Whether or not the poetic avant-garde in the future will adopt poetry machines is impossible to say, but it is clear that this simple construct of Koch’s ought to place him at the centre of contemporary literary studies, for not only has he produced a patterning machine of interest to those critical of non-deviant poetics, but he has also produced a new form of prosody that will be of interest to traditional rhetoricians and linguistics for decades to come.

Notes:
[i] As Traugott and Pratt point out, “meter is essentially a conventionalized type of stress pattern. Stress is a perceptual phenomenon, internalized by the child with the linguistic system. Meter, on the other hand, is an abstract construct imposed on language; it is learned separate from stress.” Elizabeth Closs Traugott and Mary Louise Pratt, Linguistics for Students of Literature (New York: Harcourt Brace Jovanovich, 1980) 73.
[ii] Talking of human beings as desiring machines, they ask the question: “In what respect are desiring-machines really machines, in anything more than a metaphorical sense? A machine may be defined as a system of interruption or breaks. These breaks should in no way be considered as a separation from reality; rather, they operate along lines that vary according to whatever aspect of them we are considering. Every machine, in the first place, is related to a continual material flow (hylè) that it cuts into… The term hylè in fact designates the pure continuity that any sort of matter ideally possesses…” (Deleuze and Guattari, 36).
[iii] As Derrida asserts: “To write is to produce a mark that will constitute a kind of machine that is in turn productive, that my future disappearance in principle will not prevent from functioning and from yielding itself to, reading and rewriting.” Jacques Derrida, Margins of Philosophy (trans.

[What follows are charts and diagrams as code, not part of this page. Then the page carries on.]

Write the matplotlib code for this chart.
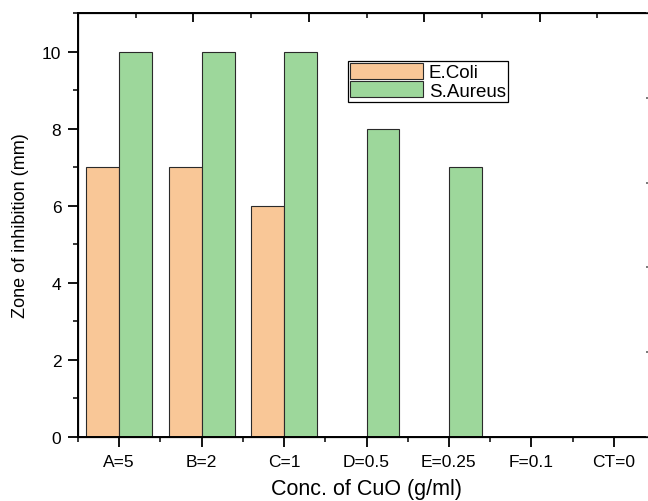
import numpy as np
from matplotlib import pyplot as plt
from matplotlib.ticker import MultipleLocator

plt.rcParams['font.family'] = ['Liberation Sans', 'DejaVu Sans']

categories = ["A=5", "B=2", "C=1", "D=0.5", "E=0.25", "F=0.1", "CT=0"]
ecoli = [7, 7, 6, 0, 0, 0, 0]
saureus = [10, 10, 10, 8, 7, 0, 0]

x = np.arange(len(categories))
w = 0.4

fig = plt.figure(figsize=(6.48, 5.02), dpi=100)
# axes runs a little past the right edge of the picture, like the original
ax = fig.add_axes([78/648, 1 - 438/502, 577/648, 424/502])

ax.bar(x - w/2, ecoli, w, color="#f9c797", edgecolor="#2a2a2a", linewidth=0.8, label="E.Coli")
ax.bar(x + w/2, saureus, w, color="#9dd79b", edgecolor="#2a2a2a", linewidth=0.8, label="S.Aureus")

ax.set_xlim(-0.5, 6.5)
ax.set_ylim(0, 11)
ax.set_xticks(x)
ax.set_xticklabels(categories)
ax.xaxis.set_minor_locator(MultipleLocator(1, offset=0.5))
ax.yaxis.set_major_locator(MultipleLocator(2))
ax.yaxis.set_minor_locator(MultipleLocator(1))
ax.tick_params(which="major", direction="out", length=7, width=1.3, labelsize=12.5, pad=5)
ax.tick_params(which="minor", direction="out", length=3.5, width=1.1)
for s in ax.spines.values():
    s.set_linewidth(1.4)

ax.set_xlabel("Conc. of CuO (g/ml)", fontsize=15.5, labelpad=7)
ax.set_ylabel("Zone of inhibition (mm)", fontsize=13, labelpad=9)

# top and right axes with their own inward ticks
top = ax.twiny()
top.set_xlim(0, 1)
top.xaxis.set_major_locator(MultipleLocator(0.2))
top.xaxis.set_minor_locator(MultipleLocator(0.1))
top.tick_params(which="major", direction="in", length=6.5, width=1.3, labeltop=False)
top.tick_params(which="minor", direction="in", length=3.5, width=1.1)
right = ax.twinx()
right.set_ylim(0, 1)
right.yaxis.set_major_locator(MultipleLocator(0.2))
right.yaxis.set_minor_locator(MultipleLocator(0.1))
right.tick_params(which="major", direction="in", length=6.5, width=1.1, color="#555555", labelright=False)
right.tick_params(which="minor", direction="in", length=5, width=0.8, color="#cccccc")

leg = ax.legend(loc="upper left", bbox_to_anchor=(0.468, 0.887), fontsize=13.5,
                fancybox=False, framealpha=1, edgecolor="black", borderpad=0.1,
                handlelength=3.9, handleheight=0.95, handletextpad=0.3,
                labelspacing=0.0, borderaxespad=0)
leg.get_frame().set_linewidth(0.9)

fig.savefig("out.png", dpi=100)
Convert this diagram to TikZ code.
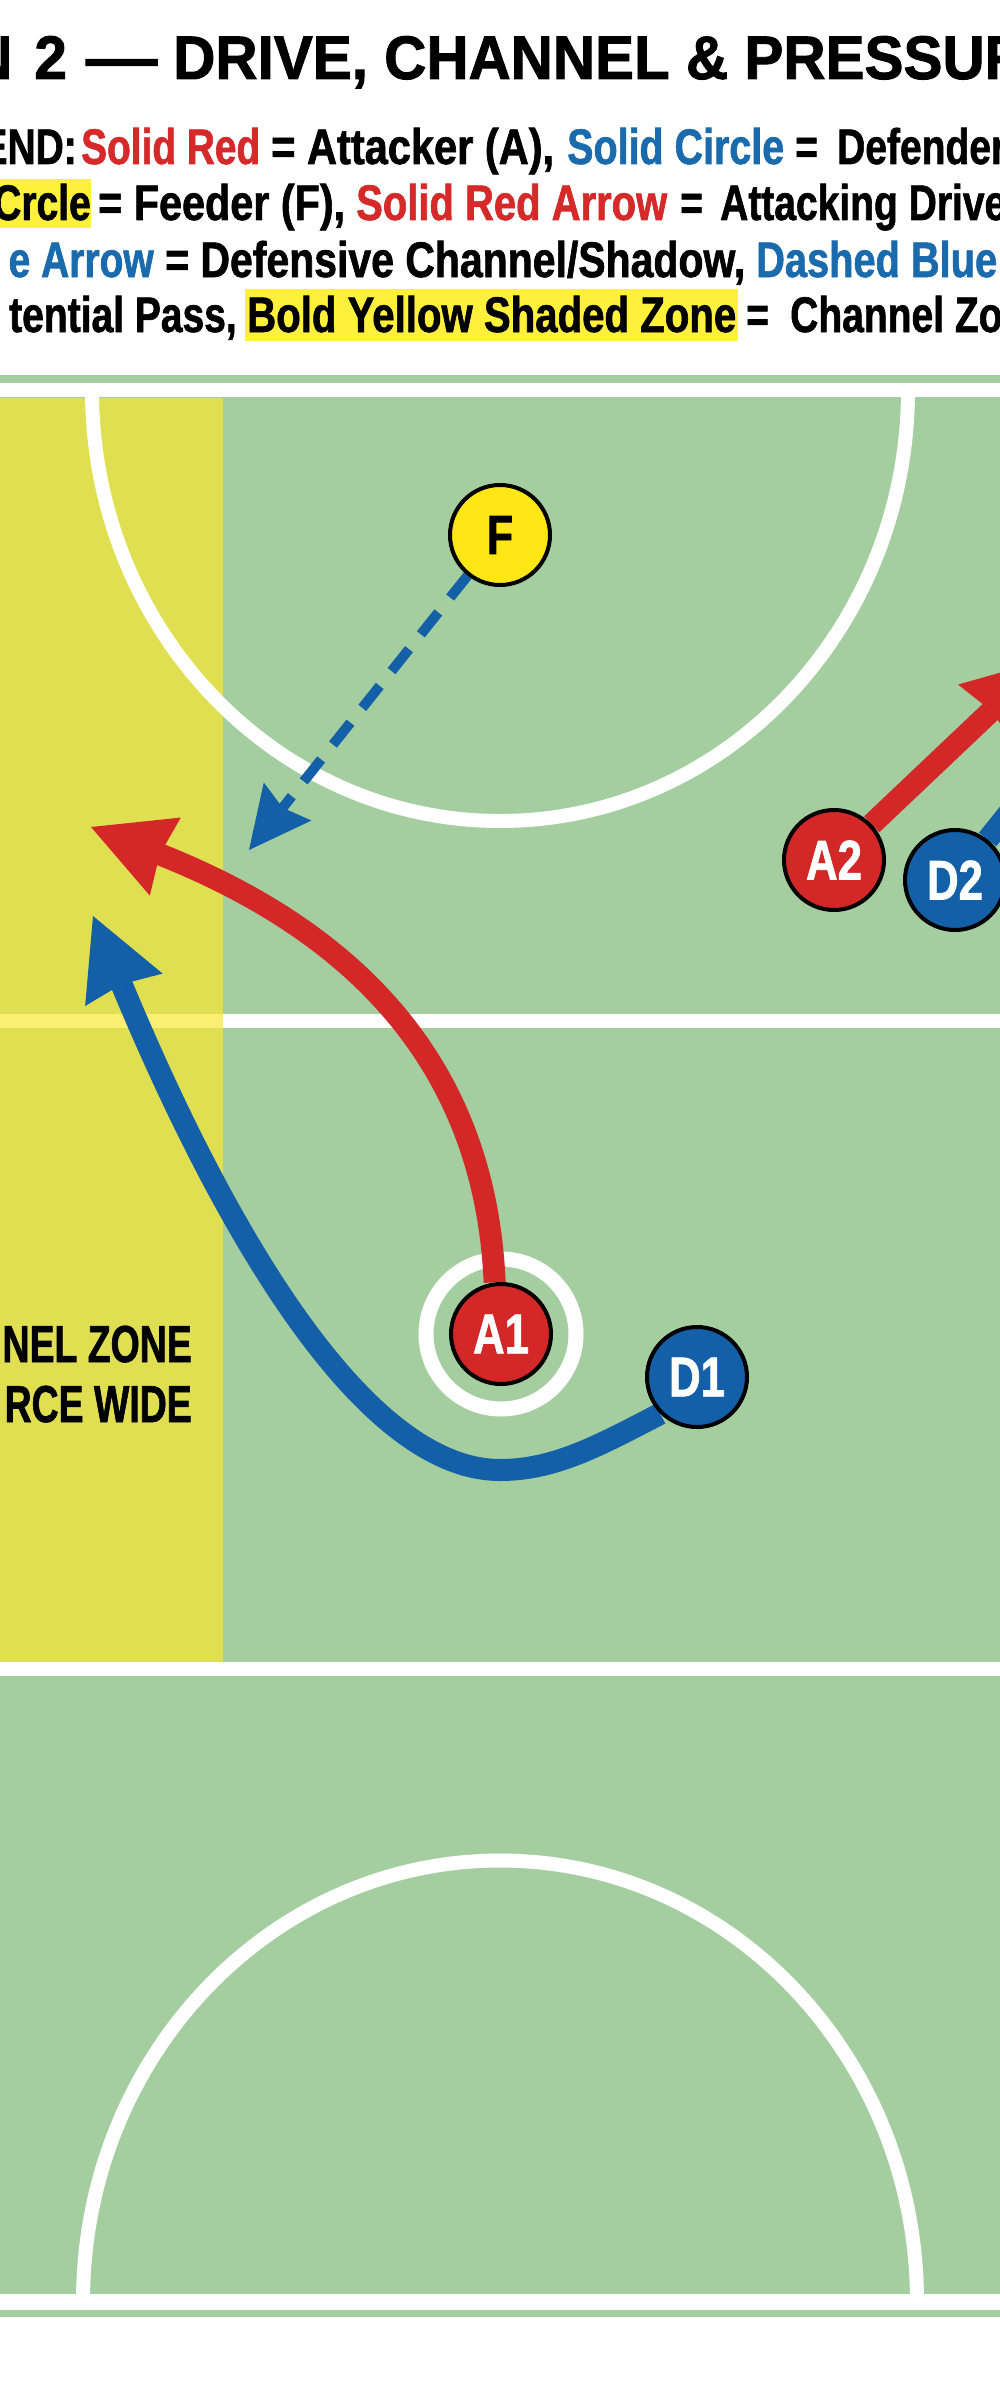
\documentclass[tikz,border=0pt]{standalone}
\usepackage{fontspec}
\usepackage{graphicx}
\setmainfont{Liberation Sans}
\newfontfamily\titlefont[FakeStretch=0.95,FakeBold=1.5]{Liberation Sans}
\newfontfamily\condfont[FakeStretch=0.78,FakeBold=1.2]{Liberation Sans}
\newfontfamily\zonefont[FakeStretch=0.72,FakeBold=1.2]{Liberation Sans}
\newcommand\legseg[2]{\resizebox{#1pt}{\height}{#2}}
\newcommand\eqbox[1]{\makebox[#1pt][l]{=}}
\usetikzlibrary{arrows.meta}
\definecolor{court}{RGB}{164,206,160}
\definecolor{zone}{RGB}{224,223,82}
\definecolor{zoneline}{RGB}{250,238,115}
\definecolor{attred}{RGB}{212,40,40}
\definecolor{defblue}{RGB}{20,96,168}
\definecolor{feedyel}{RGB}{255,230,20}
\definecolor{legred}{RGB}{214,42,42}
\definecolor{legblue}{RGB}{26,106,174}
\definecolor{hilite}{RGB}{255,240,60}
\pgfdeclarelayer{courtlayer}
\pgfdeclarelayer{arrowlayer}
\pgfsetlayers{courtlayer,arrowlayer,main}
\begin{document}
\begin{tikzpicture}[x=1pt,y=-1pt,
  courtline/.style={draw=white,line width=14pt},
  player/.style={circle,draw=black,line width=4pt,minimum size=100pt,inner sep=0pt,
    font={\condfont\bfseries\fontsize{56}{56}\selectfont}},
  attacker/.style={player,fill=attred,text=white},
  defender/.style={player,fill=defblue,text=white},
  feeder/.style={player,fill=feedyel,text=black,font={\condfont\bfseries\fontsize{55}{55}\selectfont}},
  drive/.style={draw=attred,line width=22pt,-{Stealth[length=80pt,width=84pt,inset=6pt,line width=0pt]}},
  shadow/.style={draw=defblue,line width=22pt,-{Stealth[length=80pt,width=84pt,inset=6pt,line width=0pt]}},
  pass/.style={draw=defblue,line width=10pt,dash pattern=on 28pt off 19pt,
    -{Stealth[length=62pt,width=61pt,inset=8pt,line width=0pt]}},
  legend/.style={anchor=base west,inner sep=0pt,font={\condfont\bfseries\fontsize{50}{50}\selectfont}},
  legendr/.style={legend,anchor=base east},
  zonetext/.style={anchor=base east,inner sep=0pt,font={\zonefont\bfseries\fontsize{52}{52}\selectfont}},
]
\useasboundingbox (0,0) rectangle (1000,2400);

% players
\node[feeder] (F) at (500,535) {F};
\node[attacker] (A1) at (501,1334) {A1};
\node[attacker] (A2) at (834,860) {A2};
\node[defender] (D1) at (697,1377) {D1};
\node[defender] (D2) at (955,880) {D2};

\coordinate (A1tip) at (91,827);
\coordinate (D1tip) at (93,916);
\coordinate (D1low) at (500,1470);
\coordinate (Ftip) at (249,850);
\coordinate (A2tip) at (1045,660);
\coordinate (D2tip) at (1100,700);

\begin{pgfonlayer}{courtlayer}
  \fill[white] (0,0) rectangle (1000,2400);
  % highlights
  \fill[hilite] (-5,179) rectangle (91,228);
  \fill[hilite] (245,289) rectangle (738,341);
  % court
  \fill[court] (0,375) rectangle (1000,2317);
  \fill[zone] (0,398) rectangle (223,1662);
  \draw[courtline] (0,390) -- (1000,390);
  \draw[courtline] (92,390) arc[start angle=180,end angle=360,x radius=408pt,y radius=431pt];
  \draw[courtline] (0,1669) -- (1000,1669);
  \draw[courtline,line width=16pt] (0,2301.5) -- (1000,2301.5);
  \draw[courtline] (83,2301.5) arc[start angle=180,end angle=0,x radius=417pt,y radius=441pt];
  \draw[courtline] (223,1021) -- (1000,1021);
  \draw[courtline,draw=zoneline] (0,1021) -- (223,1021);
  \draw[draw=white,line width=15pt] (A1.center) circle[radius=75pt];
\end{pgfonlayer}

\begin{pgfonlayer}{arrowlayer}
  \draw[drive] (A1.97) .. controls (485,1060) and (350,930) .. (A1tip);
  \draw[shadow] (D1.225) .. controls (600,1445) and (555,1470) .. (D1low)
     .. controls (330,1470) and (170,1100) .. (D1tip);
  \draw[pass] (F) -- (Ftip);
  \draw[drive] (A2) -- (A2tip);
  \draw[shadow] (D2) -- (D2tip);
\end{pgfonlayer}

% title
\node[anchor=base west,inner sep=0pt,font={\titlefont\bfseries\fontsize{61.5}{61.5}\selectfont}] (title) at (173,79)
  {\llap{N\kern22pt2\kern19pt\scalebox{1.22}[1]{—}\kern16pt}DRIVE, CHANNEL \& PRESSUR};

% legend line 1
\node[legendr] (l1a) at (77,164) {END:};
\node[legend,text=legred] (l1b) at (81,164) {\legseg{179}{Solid Red}};
\node[legend] (l1c) at (271,164) {\legseg{283}{= Attacker (A),}};
\node[legend,text=legblue] (l1d) at (567,164) {\legseg{217}{Solid Circle}};
\node[legend] (l1e) at (795,164) {\eqbox{42}Defender};
% legend line 2
\node[legendr] (l2a) at (91,220) {Crcle};
\node[legend] (l2b) at (98,220) {\legseg{247}{= Feeder (F),}};
\node[legend,text=legred] (l2c) at (356,220) {\legseg{311}{Solid Red Arrow}};
\node[legend] (l2d) at (680,220) {\eqbox{40}Attacking Drive};
% legend line 3
\node[legendr,text=legblue] (l3a) at (154,277) {e Arrow};
\node[legend] (l3b) at (165,277) {\legseg{580}{= Defensive Channel/Shadow,}};
\node[legend,text=legblue] (l3c) at (756,277) {\legseg{241}{Dashed Blue}};
% legend line 4
\node[legendr] (l4a) at (237,332) {tential Pass,};
\node[legend] (l4b) at (247,332) {\legseg{489}{Bold Yellow Shaded Zone}};
\node[legend] (l4c) at (746,332) {\eqbox{44}Channel Zo};

% zone label
\node[zonetext] (zone1) at (192,1362) {NEL ZONE};
\node[zonetext] (zone2) at (192,1422) {RCE WIDE};
\end{tikzpicture}
\end{document}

Alan Bass, Brighton: Harvester, 1982) 316.
[iv] For the layperson, the best description of this is by Stephen Pinker: “All speech is an illusion....In the speech sound wave, one word runs into the next seamlessly: there are no little silences between spoken words the way there are white spaces between written words. We simply hallucinate word boundaries...” Stephen Pinker, The Language Instinct (London: Penguin, 1994) 159.
[v] 48. See Giorgio Agamben, The End of the Poem (Stanford, CA: Stanford University Press, 1999) 109-115. The imposition of the semiotic as a feature of poetic language is also discussed in Derek Attridge, The Rhythms of English Poetry (London: Longman, 1982) 303-14.